Some segments of this new edition of the autobiography that have been previously published are yet worthy of mention and will be a delight to newcomers to Mark Twain studies. One of these includes the account of Mark Twain's visit to the home of Civil War General Dan Sickles. Mark Twain did not include this segment in the North American Review publication but it was included in Albert Bigelow Paine's 1924 edition. Regarding Sickles's home:
You couldn't put out a hand anywhere without laying it upon a velvety, exquisite tiger skin or leopard skin, and so on -- oh, well, all the kinds of skins were there; it was as if a menagerie had undressed in the place. Then there was a most decided and rather unpleasant odor, which proceeded from disinfectants and preservatives and things such as you have to sprinkle on skins in order to discourage the moths -- so it was not altogether a pleasant place, on that account (p. 289).
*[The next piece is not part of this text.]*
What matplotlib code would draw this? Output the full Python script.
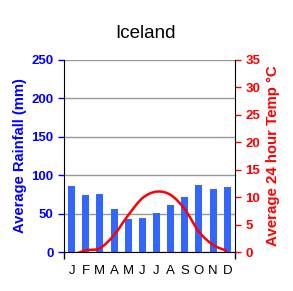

For choice previously unpublished material "[Something About Doctors]" heads the list. This essay written in 1903 and designated for inclusion in the autobiography takes to task doctors and especially Elmira doctor Theron A. Wales and his attempts to treat Mark Twain's carbuncle:
He began to treat it. And also began to talk. To let him tell it, the carbuncle had always been the master of the human race until by God's mercy he became a member of it. Then he sang the long list of his victories, carbuncle by carbuncle, naming the proprietor in each case and the place on him where the carbuncle roosted, and the illustrious methods whereby he had conducted those carbuncles to a happy and spectacular finish. This was a very dull man, by nature and acquirement, but he was an old friend of the kinship, and I had to endure him, though I give you my word that as between his society and the carbuncle's, I would have selected the carbuncle's every time. ... He did not cure my carbuncle. He watched over it forty-five days like a tender and ignorant carbuncle-angel, then I started across the country with my family (p. 189-90).
Autobiography of Mark Twain, Volume 1 ends with the dictation for March 30, 1906. But the good news is that two more volumes are forthcoming and they will contain a wealth of previously unpublished material. The book is unique in several regards. The price of a volume of this size and magnitude has placed it well within most book buyers' budgets. In addition, the book is available free of charge online at the Mark Twain Project's website <http://www.marktwainproject.org> in a text searchable version. Also online at this site, (and not available in the print edition) are the textual commentaries for each essay and day's dictations. These textual commentaries provide additional insight into Mark Twain's creative process and the editing of his own work by indicating which words were struck out and which were replaced by different words in the attempt to find just the "right" word even as he was reading the typescripts of his own dictation. A separate website for more information on the book itself has also been established by the University of California Press at <http://www.thisismarktwain.com>.
Congratulations are in order for editors Harriet Elinor Smith,
Benjamin Griffin, Victor Fisher, Michael B. Frank, Sharon K. Goetz, Leslie
Diane Myrick, and the University of California Press in making Autobiography
of Mark Twain, Volume 1 an unimpeachable success.